Yesterday was National Sorry Day. Did anyone realise? Certainly indigenous groups commemorated and mourned the day marking historic mistreatment of First Australians and the Stolen Generation, however there seemed be almost no acknowledgement by parliament, or the Federal Government.
This seems a far cry from the publicity machine that surrounded this day in 2008, when Kevin Rudd apologised to Indigenous Australia on behalf of the Federal Government. The Sydney Morning Herald seemed bemused by the government’s silence (amongst other news from today). Greens Senator Rachel Siewert took the opportunity to highlight that we are far from Closing the Gap on indigenous disparity, even more so than this time last year. “In Western Australia our State Government is trying to close remote Aboriginal communities, we still have deaths in custody and a disproportionate number of Aboriginal and Torres Strait Islander peoples in our prisons“, she wrote in yesterday’s media release.

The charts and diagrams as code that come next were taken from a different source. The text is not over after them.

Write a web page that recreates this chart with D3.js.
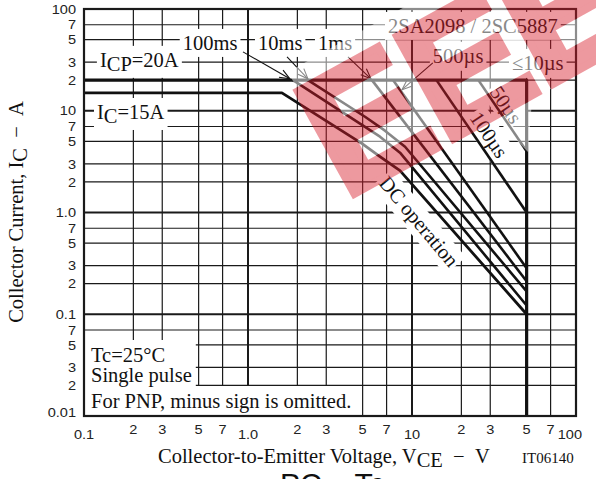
<!DOCTYPE html>
<html>
<head>
<meta charset="utf-8">
<script src="https://cdn.jsdelivr.net/npm/d3@7"></script>
<style>
  html, body { margin: 0; padding: 0; background: #fff; }
  svg { display: block; }
</style>
</head>
<body>
<svg id="chart" width="596" height="479"></svg>
<script>
// ---- tick values and labels ----
const xTicks = [0.1, 0.2, 0.3, 0.5, 0.7, 1, 2, 3, 5, 7, 10, 20, 30, 50, 70, 100];
const xTickLabels = ["0.1", "2", "3", "5", "7", "1.0", "2", "3", "5", "7", "10", "2", "3", "5", "7", "100"];
const yTicks = [0.01, 0.02, 0.03, 0.05, 0.07, 0.1, 0.2, 0.3, 0.5, 0.7, 1, 2, 3, 5, 7, 10, 20, 30, 50, 70, 100];
const yTickLabels = ["0.01", "2", "3", "5", "7", "0.1", "2", "3", "5", "7", "1.0", "2", "3", "5", "7", "10", "2", "3", "5", "7", "100"];

// ---- safe operating area boundaries, [VCE (V), IC (A)] ----
const soa10us  = [[0.1, 20], [50, 20], [50, 0.01]];
const soa50us  = [[25.4, 20], [50, 4.0]];
const soa100us = [[14.1, 20], [50, 1.0]];
const soa500us = [[7.66, 20], [50, 0.283]];
const soa1ms   = [[5.70, 20], [50, 0.211]];
const soa10ms  = [[2.32, 20], [5.17, 8.73], [6.84, 6.37], [9.07, 4.43], [50, 0.168]];
const soa100ms = [[1.88, 20], [4.82, 7.46], [6.38, 5.56], [8.45, 3.87], [50, 0.122]];
const soaDC    = [[0.1, 15], [1.61, 15], [4.96, 4.75], [6.38, 3.54], [8.45, 2.58], [50, 0.1]];

const svg = d3.select("#chart");
const PL = 84, PR = 576, PT = 9, PB = 416;
const x = d3.scaleLog().domain([0.1, 100]).range([PL, PR]);
const y = d3.scaleLog().domain([0.01, 100]).range([PB, PT]);
const isDecade = v => Math.abs(Math.log10(v) - Math.round(Math.log10(v))) < 1e-9;

const SERIF = "'Liberation Serif', 'Times New Roman', serif";
const SANS = "'Liberation Sans', Arial, sans-serif";

// ---- grid ----
const grid = svg.append("g");
grid.selectAll("line.gv").data(xTicks).join("line")
  .attr("x1", d => x(d)).attr("x2", d => x(d))
  .attr("y1", PT).attr("y2", PB)
  .attr("stroke", "#1a1a1a").attr("stroke-width", d => isDecade(d) ? 2 : 1.2);
grid.selectAll("line.gh").data(yTicks).join("line")
  .attr("y1", d => y(d)).attr("y2", d => y(d))
  .attr("x1", PL).attr("x2", PR)
  .attr("stroke", "#1a1a1a").attr("stroke-width", d => isDecade(d) ? 2 : 1.2);

// ---- tick labels (slightly wide digits) ----
const tl = svg.append("g").attr("font-family", SANS).attr("font-size", 13).attr("fill", "#222");
tl.selectAll("text.xl").data(xTicks).join("text")
  .attr("transform", (d, i) => {
    const px = i === xTicks.length - 1 ? PR + 6 : x(d);
    const py = isDecade(d) ? 438.8 : 433.8;
    return `translate(${px},${py}) scale(1.12,1)`;
  })
  .attr("text-anchor", (d, i) => i === xTicks.length - 1 ? "end" : "middle")
  .text((d, i) => xTickLabels[i]);
tl.selectAll("text.yl").data(yTicks).join("text")
  .attr("transform", d => `translate(76,${Math.min(y(d) + 4.7, PB + 0.5)}) scale(1.12,1)`)
  .attr("text-anchor", "end")
  .text((d, i) => yTickLabels[i]);

// ---- labels on white boxes ----
function boxedText(parent, px, py, segments, opt = {}) {
  const size = opt.size || 20.5, pad = opt.pad == null ? 3 : opt.pad;
  const g = parent.append("g")
    .attr("transform", `translate(${px},${py}) rotate(${opt.rotate || 0})`);
  const rect = g.append("rect").attr("fill", "#fff");
  const t = g.append("text")
    .attr("font-family", opt.family || SERIF)
    .attr("font-size", size)
    .attr("fill", "#111")
    .attr("text-anchor", opt.anchor || "start");
  if (opt.central) t.attr("dominant-baseline", "central");
  let shifted = false;
  segments.forEach(s => {
    const sp = t.append("tspan").text(s.t);
    if (s.sub && !shifted) { sp.attr("dy", 4); shifted = true; }
    else if (!s.sub && shifted) { sp.attr("dy", -4); shifted = false; }
  });
  const bb = t.node().getBBox();
  rect.attr("x", bb.x - pad).attr("y", bb.y - pad)
    .attr("width", bb.width + 2 * pad).attr("height", bb.height + 2 * pad);
  return g;
}

const ann = svg.append("g");
boxedText(ann, x(0.125), y(27), [{t: "I"}, {t: "CP", sub: true}, {t: "=20A"}]);
boxedText(ann, x(0.12), y(8.3), [{t: "I"}, {t: "C", sub: true}, {t: "=15A"}]);
boxedText(ann, x(0.40), y(39.6), [{t: "100ms"}]);
boxedText(ann, x(1.15), y(39.6), [{t: "10ms"}]);
boxedText(ann, x(2.67), y(39.6), [{t: "1ms"}]);
boxedText(ann, x(7.14), y(58.2), [{t: "2SA2098 / 2SC5887"}]);
boxedText(ann, x(13.4), y(29.6), [{t: "500µs"}]);
boxedText(ann, x(40.7), y(25.2), [{t: "≤10µs"}]);
boxedText(ann, x(37.4), y(11.45), [{t: "50µs"}], {rotate: 56, anchor: "middle", central: true, pad: 2});
boxedText(ann, x(29.5), y(5.82), [{t: "100µs"}], {rotate: 56, anchor: "middle", central: true, pad: 2});
boxedText(ann, x(11.03), y(0.817), [{t: "DC operation"}], {rotate: 50, anchor: "middle", central: true, pad: 2});

// conditions note block in the lower-left corner
const noteBlock = svg.append("g");
const n1 = noteBlock.append("rect").attr("fill", "#fff");
const n2 = noteBlock.append("rect").attr("fill", "#fff");
const nt = noteBlock.append("g").attr("font-family", SERIF).attr("font-size", 20.5).attr("fill", "#111");
const tA = nt.append("text").attr("x", 91).attr("y", 362).text("Tc=25°C");
const tB = nt.append("text").attr("x", 91).attr("y", 382).text("Single pulse");
const tC = nt.append("text").attr("x", 91).attr("y", 408).text("For PNP, minus sign is omitted.");
{
  const a = tA.node().getBBox(), b = tB.node().getBBox(), c = tC.node().getBBox();
  const w1 = Math.max(a.x + a.width, b.x + b.width) + 4 - PL;
  n1.attr("x", PL + 1).attr("y", a.y - 4).attr("width", w1 - 1).attr("height", PB - (a.y - 4));
  n2.attr("x", PL + 1).attr("y", c.y - 4).attr("width", c.x + c.width + 4 - PL - 1).attr("height", PB - (c.y - 4));
}

// ---- SOA curves ----
const line = d3.line().x(d => x(d[0])).y(d => y(d[1]));
const curves = svg.append("g").attr("fill", "none").attr("stroke", "#111")
  .attr("stroke-linejoin", "round").attr("stroke-linecap", "butt");
[
  [soa10us, 3.2], [soa50us, 2.6], [soa100us, 2.6], [soa500us, 2.6], [soa1ms, 2.6],
  [soa10ms, 2.6], [soa100ms, 2.6], [soaDC, 2.8]
].forEach(([pts, w]) => curves.append("path").attr("d", line(pts)).attr("stroke-width", w));

// ---- leader arrows for the pulse labels ----
const arrows = [
  {from: [0.932, 37.9], to: [1.80, 20.6]},
  {from: [1.73, 33.8], to: [2.32, 20.6]},
  {from: [4.07, 33.8], to: [5.62, 20.6]},
  {from: [13.4, 29.6], to: [8.69, 16.1]}
];
const ag = svg.append("g").attr("stroke", "#111").attr("stroke-width", 1.1).attr("fill", "none");
arrows.forEach(a => {
  const x1 = x(a.from[0]), y1 = y(a.from[1]), x2 = x(a.to[0]), y2 = y(a.to[1]);
  const ang = Math.atan2(y2 - y1, x2 - x1), L = 11, s = 0.38;
  ag.append("line").attr("x1", x1).attr("y1", y1).attr("x2", x2).attr("y2", y2);
  ag.append("path").attr("d",
    `M${x2 - L * Math.cos(ang - s)},${y2 - L * Math.sin(ang - s)}L${x2},${y2}` +
    `L${x2 - L * Math.cos(ang + s)},${y2 - L * Math.sin(ang + s)}`);
});

// ---- frame ----
svg.append("rect").attr("x", PL).attr("y", PT)
  .attr("width", PR - PL).attr("height", PB - PT)
  .attr("fill", "none").attr("stroke", "#1a1a1a").attr("stroke-width", 2.2);

// ---- axis titles ----
const yt = svg.append("text").attr("font-family", SERIF).attr("font-size", 20.5).attr("fill", "#111")
  .attr("text-anchor", "middle").attr("transform", "translate(23,212) rotate(-90)");
yt.append("tspan").text("Collector Current, I");
yt.append("tspan").text("C").attr("dy", 4);
yt.append("tspan").text("\u2002\u2212\u2002A").attr("dy", -4);

const xt = svg.append("text").attr("font-family", SERIF).attr("font-size", 20.5).attr("fill", "#111")
  .attr("x", 158).attr("y", 463);
xt.append("tspan").text("Collector-to-Emitter Voltage, V");
xt.append("tspan").text("CE").attr("dy", 4);
xt.append("tspan").text("\u2002\u2212\u2002V").attr("dy", -4);

svg.append("text").attr("font-family", SERIF).attr("font-size", 15).attr("fill", "#111")
  .attr("x", 522).attr("y", 463).text("IT06140");

// next chart title, cut by the bottom edge
svg.append("text").attr("font-family", SANS).attr("font-size", 30).attr("fill", "#111")
  .attr("x", 280).attr("y", 494).text("PC – Tc");

// ---- watermark: translucent red letters on a whitish band ----
const defs = svg.append("defs");
const wmTransform = "translate(357,197) rotate(-29)";
const WM_TEXT = "EEE";
function wmLetters(sel, color) {
  return sel.append("text").attr("transform", wmTransform).attr("x", -12).attr("y", -4)
    .attr("font-family", SANS).attr("font-weight", "bold").attr("font-size", 170)
    .attr("fill", color).attr("stroke", color).attr("stroke-width", 8)
    .attr("stroke-linejoin", "miter").text(WM_TEXT);
}
const mask = defs.append("mask").attr("id", "wm-hole")
  .attr("maskUnits", "userSpaceOnUse").attr("x", 0).attr("y", 0).attr("width", 596).attr("height", 479);
mask.append("rect").attr("width", 596).attr("height", 479).attr("fill", "#fff");
wmLetters(mask, "#000");

svg.append("polygon")
  .attr("points", "288,72 357,197 415,165 495,118 528,152 532,100 600,60 600,-5 426,-5")
  .attr("fill", "#fff").attr("fill-opacity", 0.5).attr("mask", "url(#wm-hole)");
wmLetters(svg.append("g").attr("opacity", 0.45), "#d81e2c");
</script>
</body>
</html>
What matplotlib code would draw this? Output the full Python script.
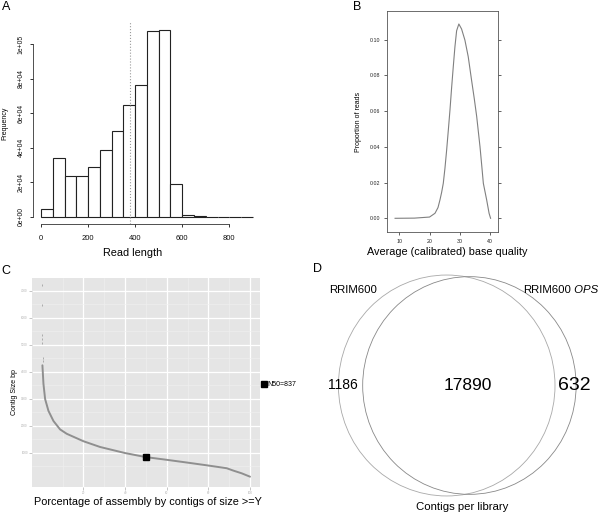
import numpy as np
import matplotlib
matplotlib.use("Agg")
import matplotlib.pyplot as plt
from matplotlib.patches import Ellipse
from matplotlib.lines import Line2D

plt.rcParams['font.family'] = ['Liberation Sans', 'DejaVu Sans']

W, H = 600, 514

# A: read length histogram
bin_edges = np.arange(0, 950, 50)
bin_counts = [4400, 33800, 23500, 23300, 29000, 38800, 49600, 64800, 76000,
              107300, 108300, 19200, 960, 150, 80, 40, 20, 10]
median_len = 379
hist_yticks = [0, 20000, 40000, 60000, 80000, 100000]
hist_ylabels = ["0e+00", "2e+04", "4e+04", "6e+04", "8e+04", "1e+05"]
hist_xticks = [0, 200, 400, 600, 800]

# B: base quality density
qual = [8.6, 15, 20, 21.8, 22.8, 23.45, 24.0, 24.55, 25.1, 25.65, 26.2, 26.76, 27.3,
        27.86, 28.4, 28.96, 29.7, 30.6, 31.7, 32.8, 33.9, 34.8, 35.6, 36.7,
        37.3, 37.8, 38.9, 39.7, 40.2]
prop = [0, 0.0001, 0.0007, 0.0028, 0.006, 0.0103, 0.0145, 0.0196, 0.028, 0.038, 0.049,
        0.0606, 0.073, 0.085, 0.096, 0.105, 0.1088, 0.106, 0.0998, 0.0905, 0.0774,
        0.067, 0.057, 0.040, 0.029, 0.0196, 0.0103, 0.0028, 0]
qual_ticks = [10, 20, 30, 40]
prop_ticks = [0.00, 0.02, 0.04, 0.06, 0.08, 0.10]

# C: contig size curve
pct = [0.3, 0.8, 1.6, 3.2, 5.6, 8.8, 12, 20, 28, 40, 50, 60, 69.6, 80, 88.8, 92, 96, 100]
contig_bp = [4237, 3550, 2987, 2550, 2175, 1862, 1700, 1425, 1212, 987, 837, 737,
             637, 525, 425, 337, 237, 112]
out_pct = [0.1, 0.2, 0.3, 0.3, 0.3, 0.4, 0.5]
out_bp = [7210, 6470, 5350, 5200, 5050, 4500, 4400]
n50_pct, n50_bp = 50, 837

# D: Venn counts
only_rrim = 1186
shared = 17890
only_ops = 632


def px_axes(fig, x0, y0, x1, y1):
    return fig.add_axes([x0 / W, 1 - y1 / H, (x1 - x0) / W, (y1 - y0) / H])


def px_text(fig, x, y, s, **kw):
    kw.setdefault('ha', 'center')
    kw.setdefault('va', 'center')
    return fig.text(x / W, 1 - y / H, s, **kw)


fig = plt.figure(figsize=(6, 5.14), dpi=100)

# ---- panel A
axA = px_axes(fig, 33, 22, 261, 223.5)
axA.bar(bin_edges[:-1], bin_counts, width=50, align='edge', facecolor='white',
        edgecolor='#222222', linewidth=0.8)
axA.axvline(median_len, color='#9a9a9a', ls=':', lw=0.8)
axA.set_xlim(-34, 934.6)
axA.set_ylim(-3937, 112739)
for s in ['top', 'right']:
    axA.spines[s].set_visible(False)
axA.spines['left'].set_bounds(0, 100000)
axA.spines['bottom'].set_bounds(0, 800)
for s in ['left', 'bottom']:
    axA.spines[s].set_linewidth(0.6)
    axA.spines[s].set_color('#333333')
axA.set_yticks(hist_yticks)
axA.set_yticklabels(hist_ylabels, rotation=90, va='center', fontsize=4.9)
axA.set_xticks(hist_xticks)
axA.set_xticklabels([str(v) for v in hist_xticks], fontsize=5.5)
axA.tick_params(axis='y', length=2.2, width=0.6, pad=4, colors='#111111')
axA.tick_params(axis='x', length=2.4, width=0.6, pad=6, colors='#111111')
px_text(fig, 5, 123, "Frequency", rotation=90, fontsize=5)
px_text(fig, 133, 253, "Read length", fontsize=7.8)
px_text(fig, 6, 7.5, "A", fontsize=9)

# ---- panel B
axB = px_axes(fig, 387, 11, 498, 232)
axB.plot(qual, prop, color='#808080', lw=0.8)
axB.set_xlim(5.93, 42.65)
axB.set_ylim(-0.00767, 0.11607)
for s in axB.spines.values():
    s.set_linewidth(0.6)
    s.set_color('#555555')
axB.set_xticks(qual_ticks)
axB.set_xticklabels([str(v) for v in qual_ticks], fontsize=3.8)
axB.set_yticks(prop_ticks)
axB.set_yticklabels(["%.2f" % v for v in prop_ticks], fontsize=3.8)
axB.tick_params(axis='both', length=2.2, width=0.5, pad=2.5, colors='#222222',
                right=True)
px_text(fig, 358, 122, "Proportion of reads", rotation=90, fontsize=5)
px_text(fig, 447, 252, "Average (calibrated) base quality", fontsize=7.8)
px_text(fig, 357, 7, "B", fontsize=9)

# ---- panel C
axC = px_axes(fig, 32, 278, 260, 487)
axC.set_facecolor('#e5e5e5')
axC.set_xlim(-4.7, 104.8)
axC.set_ylim(-270, 7470)
axC.set_xticks([20, 40, 60, 80, 100])
axC.set_xticks([10, 30, 50, 70, 90], minor=True)
axC.set_yticks([1000, 2000, 3000, 4000, 5000, 6000, 7000])
axC.set_yticks([500, 1500, 2500, 3500, 4500, 5500, 6500], minor=True)
axC.grid(True, which='major', color='white', lw=0.9)
axC.grid(True, which='minor', color='#f0f0f0', lw=0.4)
axC.set_axisbelow(True)
for s in axC.spines.values():
    s.set_visible(False)
axC.tick_params(which='major', length=2, width=0.4, colors='#999999',
                labelsize=2.2, pad=1, labelcolor='#b0b0b0')
axC.tick_params(which='minor', length=0)
axC.plot(pct, contig_bp, color='#8f8f8f', lw=1.4, solid_capstyle='round')
axC.plot(out_pct, out_bp, ls='', marker='|', ms=2, mew=0.6, color='#a0a0a0')
axC.plot([n50_pct], [n50_bp], ls='', marker='s', ms=4.2, color='black')
axC.legend(handles=[Line2D([], [], ls='', marker='s', ms=4, color='black')],
           labels=["N50=837"], loc='center left', bbox_to_anchor=(262 / W, 1 - 385 / H),
           bbox_transform=fig.transFigure, frameon=False, fontsize=5,
           handlelength=0.6, handletextpad=0.2, borderpad=0, borderaxespad=0)
px_text(fig, 14, 392, "Contig Size bp", rotation=90, fontsize=5)
px_text(fig, 148, 502, "Porcentage of assembly by contigs of size >=Y", fontsize=7.8)
px_text(fig, 6, 271, "C", fontsize=9)

# ---- panel D
axD = px_axes(fig, 300, 260, 600, 514)
axD.set_xlim(300, 600)
axD.set_ylim(514, 260)
axD.axis('off')
k = 108.3 / np.sqrt(only_rrim + shared)
r_left = k * np.sqrt(only_rrim + shared)
r_right = k * np.sqrt(only_ops + shared)
axD.add_patch(Ellipse((446.7, 385.5), 2 * r_left, 2 * r_left * 1.02, fill=False,
                      edgecolor='#a8a8a8', lw=0.6))
axD.add_patch(Ellipse((469.4, 385.5), 2 * r_right, 2 * r_right * 1.02, fill=False,
                      edgecolor='#888888', lw=0.6))
axD.text(343, 385, str(only_rrim), ha='center', va='center', fontsize=10)
axD.text(467.5, 385, str(shared), ha='center', va='center', fontsize=12.5)
axD.text(574, 385, str(only_ops), ha='center', va='center', fontsize=14)
axD.text(353, 290, "RRIM600", ha='center', va='center', fontsize=8.2)
t1 = axD.text(523, 290, "RRIM600", ha='left', va='center', fontsize=8.2)
axD.annotate(" OPS", xy=(1, 0), xycoords=t1, ha='left', va='bottom',
             fontsize=8.2, style='italic')
axD.text(461.7, 506.7, "Contigs per library", ha='center', va='center', fontsize=8.2)
px_text(fig, 317, 269.5, "D", fontsize=9)

fig.savefig("out.png", dpi=100)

Some believe that since the Government made a formal apology in 2008, there is no need to continue marking the day every year; To this we respond that whilst a formal apology has been made, commemoration is about mourning those lost; it’s about understanding the effect of these actions on an entire culture, and it’s about making sure that it never happens again. Nationwide we make a point of commemorating ANZAC Day for similar reasons; to remember those we lost, to understand the grief and the loss of an entire generation, and to make sure that it never happens again.
Perhaps as we move into the future, National Sorry Day won’t remain in its current form; there will be a focus on The Apology of course, but it could become more an opportunity for Indigenous Australia to mark the changes to, and transformation of its cultural identity, and to look to the new generations that will carry their stories and their pride forward into the future.